Warning: New AdWords phishing and the MySQL saga

Posted by Dave CollinsGoogle Ads

A number of companies have received a Dear John from Google, over their use of the term “mySQL” in their ads.

Google’s trademark policy is at best puzzling, and as pointed out in an earlier post, there appears to be a three-stage hierarchy:

Level 1 – companies who direct enough legal heat at Google to make them wince. Sunburnt but not charred. Try to use one of these keywords, and Google won’t let you save or upload them.

Level 2 – companies who contact Google over trademark infringements, and are prepared to jump through Google’s hoops. Google then pull the offending ads.

Level 3 – modern-parenting rules: let the parties involved sort it out on their own.

Today’s MySQL story is an odd one though. The bewildered offenders haven’t had some of the ads pulled. They’ve had all of them taken down. Usually when this sort of thing happens, Google disallow some of the ads but leave others.

It’s puzzling. I’m surprised that the world’s best company at searching and indexing the web can’t do the same within an AdWords account.

More puzzling still is the fact that this appears to have affected a large number of AdWords accounts, and Google appear to have proactively suspended all offending ads in all applicable accounts.

But that’s not all.

Being the obsessive thorough person that I am, I ran a quick search on AdWords mysql on Google, to see if I could find other people reporting the issue. The results displayed an interesting ad, shown below.

Ads that make you go hmmm

The first ad appears to be a phishing attempt. If you go to that site (I recommend you don’t) the page appears to be the regular Google login, but it’s not. It’s a Chinese website that looks like a phishing attempt for Google AdWords login details. The icing on the cake is that they are advertising through AdWords itself. Their ROI must make it worthwhile. Worrying in itself.

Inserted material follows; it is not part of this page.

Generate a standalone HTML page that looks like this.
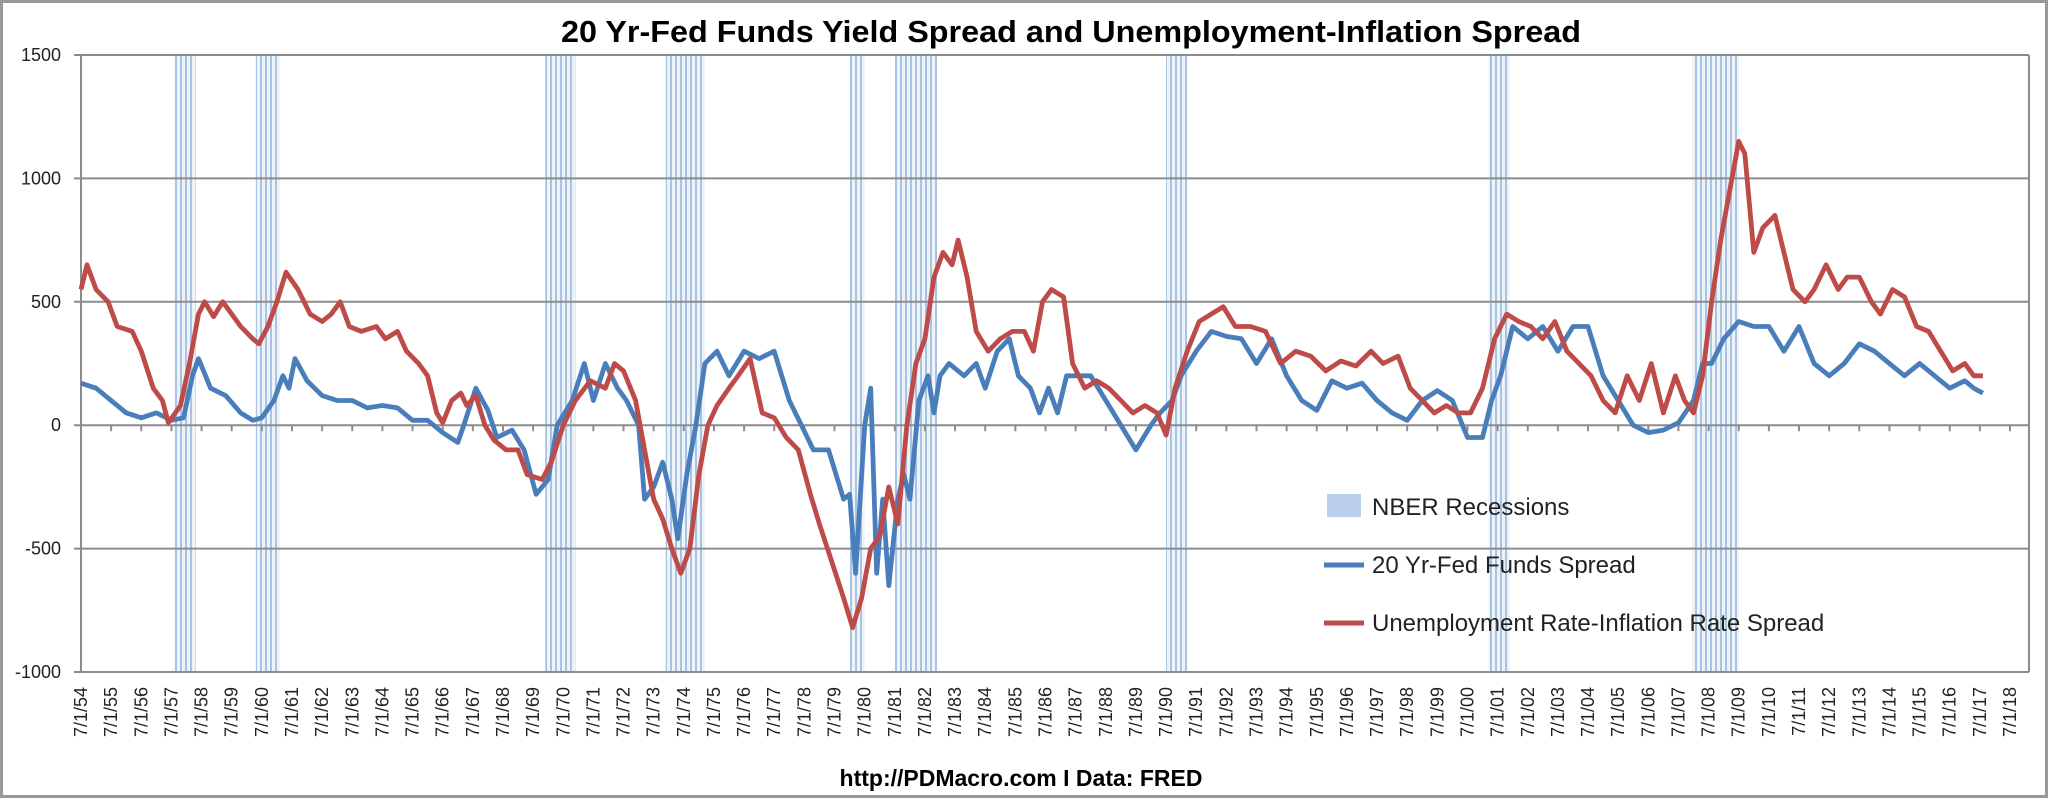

I would have thought that Google would be on the lookout for that sort of thing, but apparently not. If you’re going to phish for AdWords login details, the obvious place to do so would be in AdWords itself. I would expect Google to take good care of their advertisers, yet these ads are being shown in the UK and US, and probably in other countries too.

I did notify Google by phone 20 minutes ago, and credit where it’s due – the ads are now gone. It’s good to see that Google protect their advertisers as well as themselves.